With active daily trading on the NYSE having accounted for the vast majority of Zymeworks’ liquidity, the Company conducted a thorough evaluation of its dual listing, considering such factors as overall liquidity, the needs of its shareholders, costs, regulatory compliance and complexity, and future capital raising opportunities. In summary, the Company believes that the financial and administrative costs associated with maintaining a dual listing are no longer justified.

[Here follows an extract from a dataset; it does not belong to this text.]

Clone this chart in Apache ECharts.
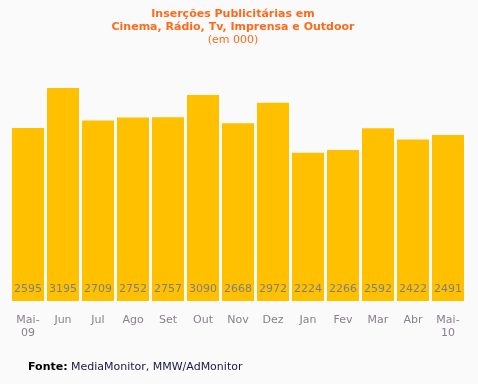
<!DOCTYPE html>
<html><head><meta charset="utf-8">
<script src="https://cdn.jsdelivr.net/npm/echarts@6/dist/echarts.min.js"></script>
<style>html,body{margin:0;padding:0;background:#fafafa;}#c{width:478px;height:384px;}</style>
</head><body><div id="c"></div>
<script>
const categories = ['Mai-\n09','Jun','Jul','Ago','Set','Out','Nov','Dez','Jan','Fev','Mar','Abr','Mai-\n10'];
const values = [2595,3195,2709,2752,2757,3090,2668,2972,2224,2266,2592,2422,2491];
const titleLines = ['Inserções Publicitárias em','Cinema, Rádio, Tv, Imprensa e Outdoor'];
const subtitle = '(em 000)';
const source = 'MediaMonitor, MMW/AdMonitor';

const chart = echarts.init(document.getElementById('c'), null, {renderer:'canvas'});
const font = 'Verdana, "DejaVu Sans", sans-serif';
const titleColor = '#ff6a1a';
chart.setOption({
  backgroundColor:'#fafafa',
  animation:false,
  graphic:[
    {type:'text', x:233, y:14, style:{text:titleLines[0], fill:titleColor, font:'bold 11px '+font, textAlign:'center', textVerticalAlign:'middle'}},
    {type:'text', x:233, y:27, style:{text:titleLines[1], fill:titleColor, font:'bold 11px '+font, textAlign:'center', textVerticalAlign:'middle'}},
    {type:'text', x:233, y:40, style:{text:subtitle, fill:titleColor, font:'11px '+font, textAlign:'center', textVerticalAlign:'middle'}},
    {type:'text', left:28, top:361,
    style:{rich:{b:{fontWeight:'bold',fontSize:11,fontFamily:font,fill:'#000'},n:{fontSize:11,fontFamily:font,fill:'#1a1a3a'}},
      text:'{b|Fonte:} {n|'+source+'}'}
  }],
  grid:{left:10.5, width:455, top:34.33, height:266.67},
  xAxis:{type:'category', data:categories,
    axisLine:{show:false}, axisTick:{show:false},
    axisLabel:{color:'#8a7f8c', fontSize:11, fontFamily:font, margin:13, lineHeight:13, interval:0}},
  yAxis:{type:'value', min:0, max:4000, show:false, splitLine:{show:false}},
  series:[{type:'bar', data:values, barCategoryGap:3, barWidth:32,
    itemStyle:{color:'#ffc000'},
    label:{show:true, position:'insideBottom', distance:6, color:'#7f7f7f', fontSize:11, fontFamily:font}
  }]
});
</script></body></html>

5.2 Disclosure of Restructuring Transactions

Not applicable.

 

Item 6:

Reliance on subsection 7.1(2) of National Instrument 51-102

Not applicable.

 

Item 7:

Omitted Information

Not applicable.

 

Item 8:

Executive Officer

For further information, please contact Neil Klompas, Executive Vice President, Business Operations and Chief Financial Officer of the Company at (604) 678-1388.

 

Item 9:

Date of Report

September 17, 2019

Cautionary Note Regarding Forward-Looking Statements

This material change report includes “forward-looking statements” within the meaning of the U.S. Private Securities Litigation Reform Act of 1995 and “forward-looking information” within the meaning of Canadian securities laws, or collectively, forward-looking statements. Forward-looking statements in this material change report include statements that relate to the expected delisting of the Company’s shares from the TSX, the continued listing of its shares on the NYSE, Canadian shareholders’ continued ability to trade their shares on the NYSE, and other information that is not historical information. When used herein, words such as “believe”, “will”, “continue”, “anticipate”, and similar expressions are intended to identify forward-looking statements. In addition, any statements or information that refer to expectations, beliefs, plans, projections, objectives, performance or other characterizations of future events or circumstances, including any underlying assumptions, are forward-looking. All forward-looking statements are based upon Zymeworks’ current expectations and various assumptions. Zymeworks believes there is a reasonable basis for its expectations and beliefs, but they are inherently uncertain. Zymeworks may not realize its expectations, and its beliefs may not prove correct. Actual results could differ materially from those described or implied by such forward-looking statements as a result of various factors, including, without


limitation, market conditions and the factors described under “Risk Factors” in Zymeworks’ Quarterly Report on Form 10-Q for the three month period ended June 30, 2019 (a copy of which may be obtained at www.sec.gov and www.sedar.com). Consequently, forward-looking statements should be regarded solely as Zymeworks’ current plans, estimates and beliefs. Investors should not place undue reliance on forward-looking statements. Zymeworks cannot guarantee future results, events, levels of activity, performance or achievements. Zymeworks does not undertake and specifically declines any obligation to update, republish, or revise any forward-looking statements to reflect new information, future events or circumstances, or to reflect the occurrences of unanticipated events, except as may be required by law.